Peoples' immune systems can now be duplicated in mice

Scientists have developed a method of duplicating an individual person's unique immune sys...
Scientists have developed a method of duplicating an individual person's unique immune system, within a mouse

Because everyone’s immune system is different, it’s impossible to predict with absolute certainty how any given person will react to a specific medication. In the not-too-distant future, however, at-risk patients may get their own custom-altered mouse, with an immune system that’s a copy of their own. Medications could be tried out on the mouse first, and if it showed no adverse reactions, then the person could receive them. If the person had an autoimmune disease, the mouse could also provide valuable insight into its treatment. A team led by Columbia University Medical Center’s Dr. Megan Sykes has recently developed a method of creating just such a “personalized immune mouse.”



The process begins by transplanting bone marrow stem cells from the human subject, along with a one-cubic-millimeter chunk of their thymus tissue, into a mouse with a disabled immune system. The thymus is an organ in the immune system, and the sample of it is implanted in the mouse’s kidney capsule, which is a thin membrane surrounding the kidney.

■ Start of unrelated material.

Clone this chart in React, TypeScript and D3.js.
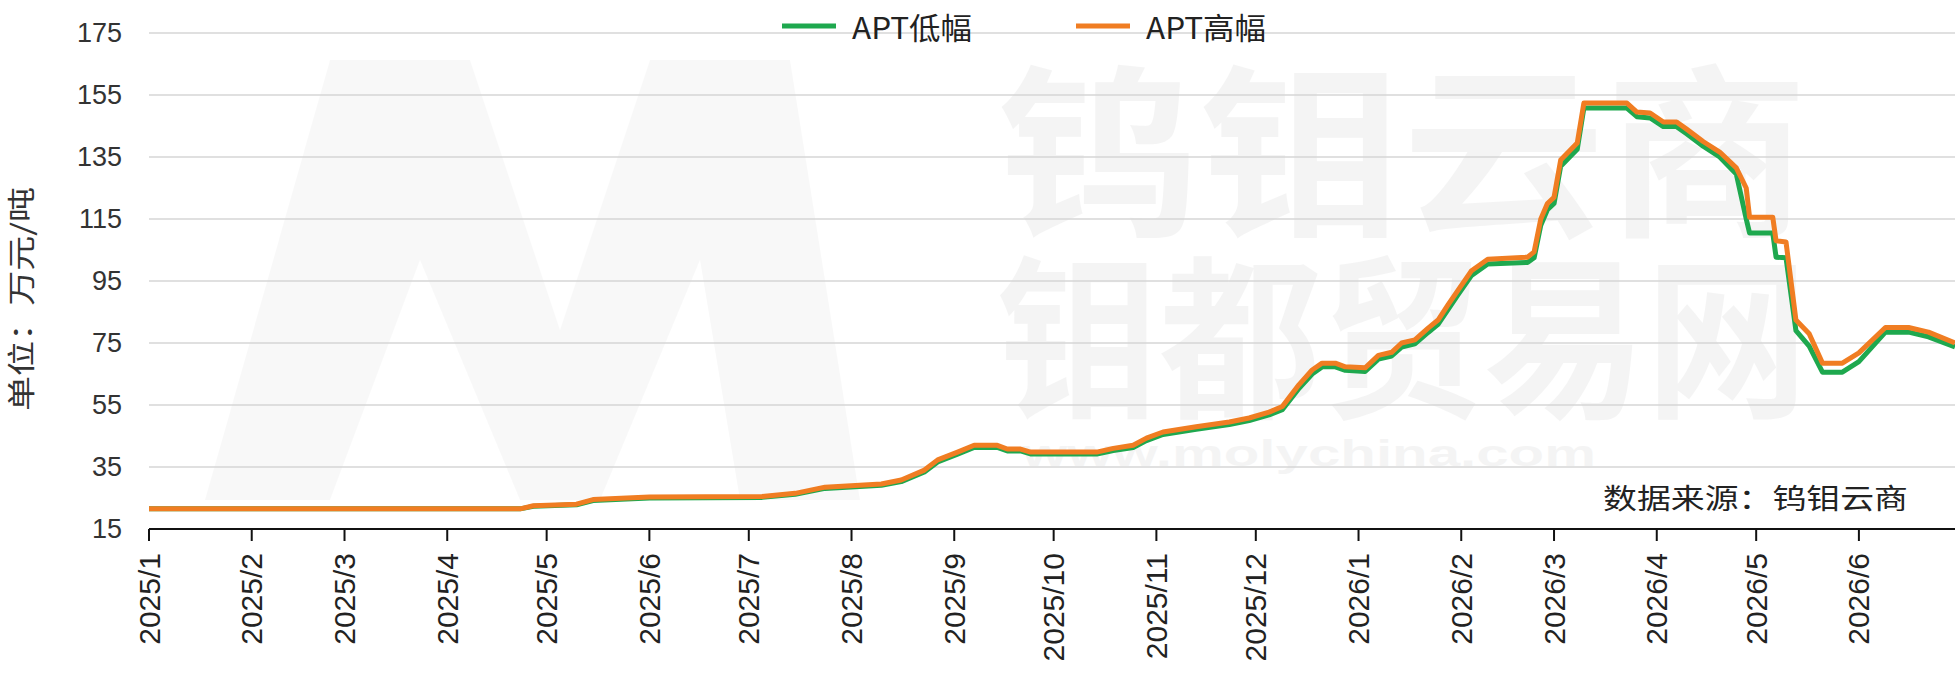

It incubates there for six to eight weeks, within which time it becomes seeded with the stem cells, which have been circulating in the mouse’s bloodstream. This in turn causes it to create a number of types of human immune cells, resulting in “a robust and diverse human immune system” matching that of the donor. Previous efforts have reportedly not been successful in creating a complete system, or have been hampered by the mice rejecting the human material.

Besides being used to test responses to medications, the personalized immune mice might also play a key role in developing individualized immunotherapies. These would allow patients to more successfully fight infections or cancer, or to accept transplanted tissue.

Additionally, Dr. Sykes plans on using the mice for research into type 1 diabetes, to determine how diabetic patients’ immune systems are different from those of non-diabetics, before the disease develops.

A paper on the research was recently published in the journal Science Translational Medicine.